Quote every line of the data below as it stands, omitting pictures.

====

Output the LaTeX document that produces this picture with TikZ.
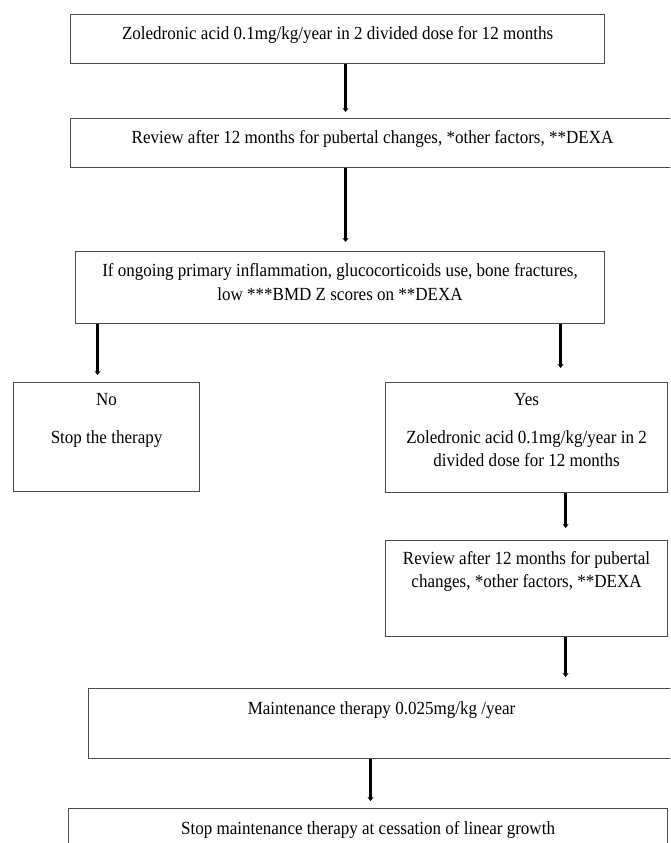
\documentclass[tikz,border=0pt]{standalone}
\usepackage{fontspec}
\setmainfont[FakeStretch=0.92]{Liberation Serif}
\usepackage{tikz}
\usetikzlibrary{positioning,arrows.meta}

\tikzset{
	box/.style={draw=black!70, line width=1.1pt, anchor=north west, inner sep=0pt},
	txt/.style={align=center, inner sep=0pt, font=\fontsize{18.5}{23.5}\selectfont},
	arr/.style={line width=2.6pt, -{Stealth[length=4pt,width=6pt]}}
}

\begin{document}
\begin{tikzpicture}[x=1pt, y=-1pt]
	\path[use as bounding box, clip] (0,0) rectangle (670,843);
	\fill[white] (0,0) rectangle (670,843);

	\node[box, minimum width=534pt, minimum height=49pt] (dose) at (70,14) {};
	\node[box, minimum width=604pt, minimum height=49pt] (review) at (70,118) {};
	\node[box, minimum width=529pt, minimum height=72pt] (ask) at (75,251) {};
	\node[box, minimum width=186pt, minimum height=109pt] (no) at (13,382) {};
	\node[box, minimum width=282pt, minimum height=110pt] (yes) at (385,382) {};
	\node[box, minimum width=282pt, minimum height=96pt] (reviewtwo) at (385,540) {};
	\node[box, minimum width=586pt, minimum height=70pt] (maint) at (88,688) {};
	\node[box, minimum width=599pt, minimum height=60pt] (stopmaint) at (68,808) {};

	\node[txt, below=12.5pt of dose.north] (dosetxt) {Zoledronic acid 0.1mg/kg/year in 2 divided dose for 12 months};
	\node[txt, below=12pt of review.north] (reviewtxt) {Review after 12 months for pubertal changes, *other factors, **DEXA};
	\node[txt, below=12.5pt of ask.north] (asktxt) {If ongoing primary inflammation, glucocorticoids use, bone fractures,\\low ***BMD Z scores on **DEXA};
	\node[txt, below=11.5pt of no.north] (notxt) {No\\[14pt]Stop the therapy};
	\node[txt, below=11.5pt of yes.north] (yestxt) {Yes\\[14pt]Zoledronic acid 0.1mg/kg/year in 2\\divided dose for 12 months};
	\node[txt, below=11pt of reviewtwo.north] (reviewtwotxt) {Review after 12 months for pubertal\\changes, *other factors, **DEXA};
	\node[txt, below=13pt of maint.north] (mainttxt) {Maintenance therapy 0.025mg/kg /year};
	\node[txt, below=13pt of stopmaint.north] (stopmainttxt) {Stop maintenance therapy at cessation of linear growth};

	\draw[arr] ([xshift=8pt]dose.south) -- ([xshift=8pt, yshift=6pt]dose.south |- review.north);
	\draw[arr] ([xshift=-27pt]review.south) -- ([xshift=-27pt, yshift=9pt]review.south |- ask.north);
	\draw[arr] ([xshift=-9pt]no.north |- ask.south) -- ([xshift=-9pt, yshift=7pt]no.north);
	\draw[arr] ([xshift=34pt]yes.north |- ask.south) -- ([xshift=34pt, yshift=14pt]yes.north);
	\draw[arr] ([xshift=39pt]yes.south) -- ([xshift=39pt, yshift=12pt]reviewtwo.north);
	\draw[arr] ([xshift=39pt]reviewtwo.south) -- ([xshift=39pt, yshift=11pt]reviewtwo.south |- maint.north);
	\draw[arr] ([xshift=-11pt]maint.south) -- ([xshift=-11pt, yshift=7pt]maint.south |- stopmaint.north);
\end{tikzpicture}
\end{document}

====

## RESULT OF THIS TASK:
Output the LaTeX document that produces this picture with TikZ.
\documentclass[tikz,border=0pt]{standalone}
\usepackage{fontspec}
\setmainfont[FakeStretch=0.92]{Liberation Serif}
\usepackage{tikz}
\usetikzlibrary{positioning,arrows.meta}

\tikzset{
	box/.style={draw=black!70, line width=1.1pt, anchor=north west, inner sep=0pt},
	txt/.style={align=center, inner sep=0pt, font=\fontsize{18.5}{23.5}\selectfont},
	arr/.style={line width=2.6pt, -{Stealth[length=4pt,width=6pt]}}
}

\begin{document}
\begin{tikzpicture}[x=1pt, y=-1pt]
	\path[use as bounding box, clip] (0,0) rectangle (670,843);
	\fill[white] (0,0) rectangle (670,843);

	\node[box, minimum width=534pt, minimum height=49pt] (dose) at (70,14) {};
	\node[box, minimum width=604pt, minimum height=49pt] (review) at (70,118) {};
	\node[box, minimum width=529pt, minimum height=72pt] (ask) at (75,251) {};
	\node[box, minimum width=186pt, minimum height=109pt] (no) at (13,382) {};
	\node[box, minimum width=282pt, minimum height=110pt] (yes) at (385,382) {};
	\node[box, minimum width=282pt, minimum height=96pt] (reviewtwo) at (385,540) {};
	\node[box, minimum width=586pt, minimum height=70pt] (maint) at (88,688) {};
	\node[box, minimum width=599pt, minimum height=60pt] (stopmaint) at (68,808) {};

	\node[txt, below=12.5pt of dose.north] (dosetxt) {Zoledronic acid 0.1mg/kg/year in 2 divided dose for 12 months};
	\node[txt, below=12pt of review.north] (reviewtxt) {Review after 12 months for pubertal changes, *other factors, **DEXA};
	\node[txt, below=12.5pt of ask.north] (asktxt) {If ongoing primary inflammation, glucocorticoids use, bone fractures,\\low ***BMD Z scores on **DEXA};
	\node[txt, below=11.5pt of no.north] (notxt) {No\\[14pt]Stop the therapy};
	\node[txt, below=11.5pt of yes.north] (yestxt) {Yes\\[14pt]Zoledronic acid 0.1mg/kg/year in 2\\divided dose for 12 months};
	\node[txt, below=11pt of reviewtwo.north] (reviewtwotxt) {Review after 12 months for pubertal\\changes, *other factors, **DEXA};
	\node[txt, below=13pt of maint.north] (mainttxt) {Maintenance therapy 0.025mg/kg /year};
	\node[txt, below=13pt of stopmaint.north] (stopmainttxt) {Stop maintenance therapy at cessation of linear growth};

	\draw[arr] ([xshift=8pt]dose.south) -- ([xshift=8pt, yshift=6pt]dose.south |- review.north);
	\draw[arr] ([xshift=-27pt]review.south) -- ([xshift=-27pt, yshift=9pt]review.south |- ask.north);
	\draw[arr] ([xshift=-9pt]no.north |- ask.south) -- ([xshift=-9pt, yshift=7pt]no.north);
	\draw[arr] ([xshift=34pt]yes.north |- ask.south) -- ([xshift=34pt, yshift=14pt]yes.north);
	\draw[arr] ([xshift=39pt]yes.south) -- ([xshift=39pt, yshift=12pt]reviewtwo.north);
	\draw[arr] ([xshift=39pt]reviewtwo.south) -- ([xshift=39pt, yshift=11pt]reviewtwo.south |- maint.north);
	\draw[arr] ([xshift=-11pt]maint.south) -- ([xshift=-11pt, yshift=7pt]maint.south |- stopmaint.north);
\end{tikzpicture}
\end{document}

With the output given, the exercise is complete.